Take the Skills Development element of the B-BBEE scorecard. Our economy cannot thrive without a skilled workforce. However, more needs to be done to equip job seekers with skills. Indeed, as we see above, too many young South Africans have even given up searching for a job as they lack the credentials and networks to contribute to the modern workforce. 

An effective Skills Development initiative enables private sector businesses to directly equip young South Africans with the hard skills they need to make a productive contribution to the economy. And in the process of helping turn job seekers into productive employees, businesses can enhance their scorecards. Indeed, the government has identified Skills Development as such a priority that businesses need to meet a sub-minimum level of compliance or risk discounting a full B-BBEE level.  

Hard skills are only part of the employment equation. For many young South Africans, entering the workplace is daunting, even alienating. And that’s if you’re lucky enough to get your foot in the door in the first place. 

The Youth Employment Service (YES) secures as much as two levels on a company’s B-BBEE Scorecard by providing quality work experiences for young job seekers. Again, the B-BBEE regulations set clear goals that need to be realised, helping to ensure the initiative produces measurable benefits. 

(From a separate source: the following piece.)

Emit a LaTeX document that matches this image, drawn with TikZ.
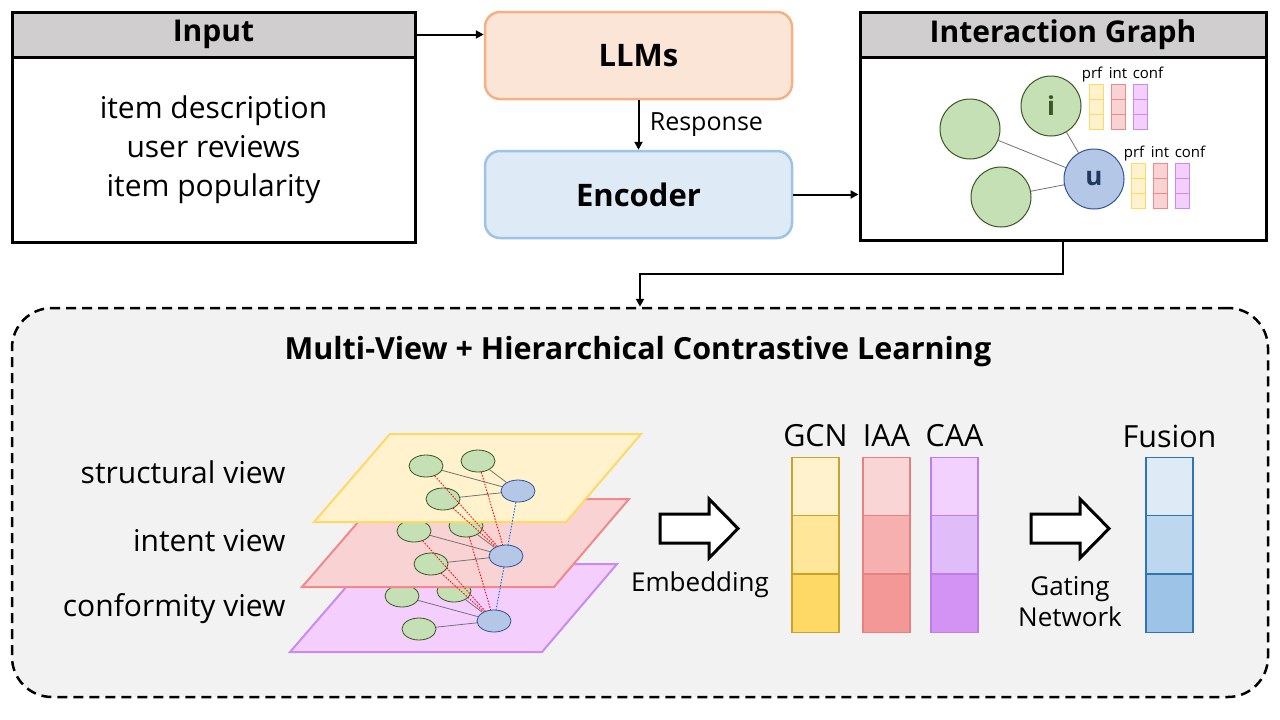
\documentclass[tikz,border=0pt]{standalone}
\usepackage{fontspec}
\setmainfont{Open Sans}
\usetikzlibrary{arrows.meta,shapes.geometric}

\definecolor{hdrgray}{HTML}{D0CECE}
\definecolor{llmfill}{HTML}{FBE5D6}
\definecolor{llmdraw}{HTML}{F4B183}
\definecolor{encfill}{HTML}{DEEBF7}
\definecolor{encdraw}{HTML}{9DC3E6}
\definecolor{greenfill}{HTML}{C5E0B4}
\definecolor{greendraw}{HTML}{385723}
\definecolor{bluefill}{HTML}{B4C7E7}
\definecolor{bluedraw}{HTML}{2F5597}
\definecolor{ufont}{HTML}{203864}
\definecolor{panel}{HTML}{F2F2F2}
\definecolor{prffill}{HTML}{FFF2CC}
\definecolor{prfdraw}{HTML}{FFD966}
\definecolor{intfill}{HTML}{F9D3D3}
\definecolor{intdraw}{HTML}{F08A8A}
\definecolor{confill}{HTML}{F4CFFE}
\definecolor{condraw}{HTML}{C98BF3}
% embedding bars
\definecolor{bar-g-1}{HTML}{FFF2CC}
\definecolor{bar-g-2}{HTML}{FFE699}
\definecolor{bar-g-3}{HTML}{FFD966}
\definecolor{bar-g-d}{HTML}{C9A227}
\definecolor{bar-i-1}{HTML}{F9D5D5}
\definecolor{bar-i-2}{HTML}{F6B0B0}
\definecolor{bar-i-3}{HTML}{F49797}
\definecolor{bar-i-d}{HTML}{E88080}
\definecolor{bar-c-1}{HTML}{F3D1FE}
\definecolor{bar-c-2}{HTML}{E0BDF8}
\definecolor{bar-c-3}{HTML}{D393F5}
\definecolor{bar-c-d}{HTML}{C07CEF}
\definecolor{bar-f-1}{HTML}{DEEBF7}
\definecolor{bar-f-2}{HTML}{BDD7EE}
\definecolor{bar-f-3}{HTML}{9DC3E6}
\definecolor{bar-f-d}{HTML}{2E75B6}

\tikzset{
  hdrbox/.style={draw,line width=3pt,fill=hdrgray,minimum height=45pt,
    font=\fontsize{30}{34}\selectfont\bfseries},
  bodybox/.style={draw,line width=3pt,fill=white,align=center,
    font=\fontsize{30}{39}\selectfont},
  roundbox/.style={draw,line width=2.5pt,rounded corners=15pt,
    minimum width=307pt,minimum height=87pt,
    font=\fontsize{31}{34}\selectfont\bfseries},
  conn/.style={draw,line width=2pt,-{Triangle[length=8pt,width=8pt]}},
  gcirc/.style={circle,draw=greendraw,fill=greenfill,line width=1pt,
    minimum size=60pt,inner sep=0pt},
  ucirc/.style={circle,draw=bluedraw,fill=bluefill,line width=1pt,
    minimum size=60pt,inner sep=0pt},
  minicell/.style={draw,line width=1pt,minimum width=14pt,minimum height=15pt,
    inner sep=0pt},
  minilabel/.style={anchor=base,font=\fontsize{15}{17}\selectfont},
  plane/.style={line width=2pt},
  gnode/.style={ellipse,draw=greendraw,fill=greenfill,line width=0.8pt,
    minimum width=34pt,minimum height=22pt,inner sep=0pt},
  unode/.style={ellipse,draw=bluedraw,fill=bluefill,line width=0.8pt,
    minimum width=34pt,minimum height=22pt,inner sep=0pt},
  edge/.style={draw=black!55,line width=0.8pt},
  reddot/.style={draw=red,line width=0.9pt,dash pattern=on 1.5pt off 1.5pt},
  bluedot/.style={draw=blue!60!cyan,line width=0.9pt,dash pattern=on 1.5pt off 1.5pt},
  barcell/.style={line width=1.2pt,minimum width=47pt,minimum height=58.3pt,
    inner sep=0pt},
  bigtext/.style={font=\fontsize{30}{34}\selectfont},
  blockarrow/.style={draw,line width=3pt,fill=white,line join=miter}
}

\begin{document}
\begin{tikzpicture}[x=1pt,y=-1pt]
  \useasboundingbox[fill=white] (0,0) rectangle (1280,720);

  % Input box
  \node[bodybox,minimum width=403pt,minimum height=185pt] (inbody) at (213.5,149.5)
    {item description\\user reviews\\item popularity};
  \node[hdrbox,minimum width=403pt] (inhead) at (213.5,34.5) {Input};

  % LLMs and encoder
  \node[roundbox,draw=llmdraw,fill=llmfill] (llm) at (638.5,55.5) {LLMs};
  \node[roundbox,draw=encdraw,fill=encfill] (enc) at (638.5,194.5) {Encoder};

  % Interaction graph box
  \node[bodybox,minimum width=406pt,minimum height=183pt] (igbody) at (1063,148.5) {};
  \node[hdrbox,minimum width=406pt] (ighead) at (1063,34.5) {Interaction Graph};

  \node[gcirc] (gl) at (970,129) {};
  \node[gcirc,font=\fontsize{26}{28}\selectfont\bfseries,text=greendraw] (gi) at (1051,106) {i};
  \node[gcirc] (gb) at (1001,197) {};
  \node[ucirc,font=\fontsize{26}{28}\selectfont\bfseries,text=ufont] (gu) at (1094,179) {u};
  \draw[edge] (gl) -- (gu);
  \draw[edge] (gi) -- (gu);
  \draw[edge] (gb) -- (gu);

  % small preference / intent / conformity vectors
  \foreach \sx/\sy in {1089/84,1131/163} {
    \foreach \cx/\cf/\cd/\lx/\lab in {0/prffill/prfdraw/3/prf,22/intfill/intdraw/29/int,44/confill/condraw/59/conf} {
      \foreach \k in {0,1,2}
        \node[minicell,fill=\cf,draw=\cd] at (\sx+\cx+7,\sy+\k*15+7.5) {};
      \node[minilabel] at (\sx+\lx,\sy-6) {\lab};
    }
  }

  % connectors of the top row
  \draw[conn] (inhead.east) -- (inhead.east -| llm.west);
  \draw[conn] (llm.south) -- node[right=7pt,font=\fontsize{25}{28}\selectfont] {Response} (enc.north);
  \draw[conn] (enc.east) -- (enc.east -| igbody.west);

  % Multi-view panel
  \node[draw,line width=2.5pt,dash pattern=on 10pt off 6pt,rounded corners=40pt,fill=panel,
    minimum width=1256pt,minimum height=389pt] (mvbox) at (640,502.5) {};
  \draw[conn] (igbody.south) -- ++(0,32) -| (mvbox.north);
  \node[font=\fontsize{30.5}{34}\selectfont\bfseries] (mvtitle) at (638,352)
    {Multi-View + Hierarchical Contrastive Learning};

  \node[bigtext,anchor=east] (lab-s) at (289,472) {structural view};
  \node[bigtext,anchor=east] (lab-t) at (289,541) {intent view};
  \node[bigtext,anchor=east] (lab-c) at (289,609) {conformity view};

  % stacked views, bottom first
  \foreach \v/\dx/\dy/\pf/\pd in {c/-24/130/confill/condraw,t/-12/65/intfill/intdraw,s/0/0/prffill/prfdraw} {
    \begin{scope}[shift={(\dx,\dy)}]
      \draw[plane,fill=\pf,draw=\pd] (390,434) -- (641,434) -- (566,522) -- (314,522) -- cycle;
      \node[gnode] (\v-1) at (426,466) {};
      \node[gnode] (\v-2) at (478,461) {};
      \node[gnode] (\v-3) at (443,499) {};
      \node[unode] (\v-u) at (518,491) {};
      \foreach \i in {1,2,3}
        \draw[edge] (\v-\i) -- (\v-u);
    \end{scope}
  }
  \foreach \i in {1,2,3} {
    \draw[reddot] (s-\i) -- (t-u);
    \draw[reddot] (t-\i) -- (c-u);
  }
  \draw[bluedot] (s-u) -- (t-u);
  \draw[bluedot] (t-u) -- (c-u);

  % block arrows
  \foreach \ax in {-371,0}
    \draw[blockarrow,shift={(\ax,0)}] (1031,514) -- (1080,514) -- (1080,499) -- (1109,528.5)
      -- (1080,558) -- (1080,543) -- (1031,543) -- cycle;
  \node[font=\fontsize{26}{30}\selectfont] (embtext) at (700,585) {Embedding};
  \node[font=\fontsize{26}{31}\selectfont,align=center] (gatetext) at (1070,602) {Gating\\Network};

  % embedding bars
  \foreach \b/\x/\name in {g/815.5/GCN,i/886.5/IAA,c/954.5/CAA,f/1169.5/Fusion} {
    \foreach \k in {1,2,3}
      \node[barcell,fill=bar-\b-\k,draw=bar-\b-d] (bar-\b-\k) at (\x,428.3+\k*58.3) {};
    \node[font=\fontsize{30.5}{34}\selectfont] (name-\b) at (\x,436) {\name};
  }
\end{tikzpicture}
\end{document}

Social development starts at the grassroots level

Of course, economic growth, skills development and training take place within a larger social context. 

With that in mind, the B-BBEE framework contains a  Socio-Economic Development (SED) element. SED facilitates grassroots initiatives that directly benefit communities and individuals.

With the understanding that skills development critically depends on a solid foundation of education, the BEE123 Schools Capacitation Initiative, SED123, is a program that provides schools that need it the most with high-quality textbooks and learning materials. 

SED123 is just one example of the kinds of SED initiatives available to businesses. The critical point is that these initiatives operate within a structured framework that involves benchmarks designed for tangible social impact. In other words, at their best, these initiatives harness the ingenuity, efficiency, and flexibility of the private sector to create enduring social impact that benefits everyone.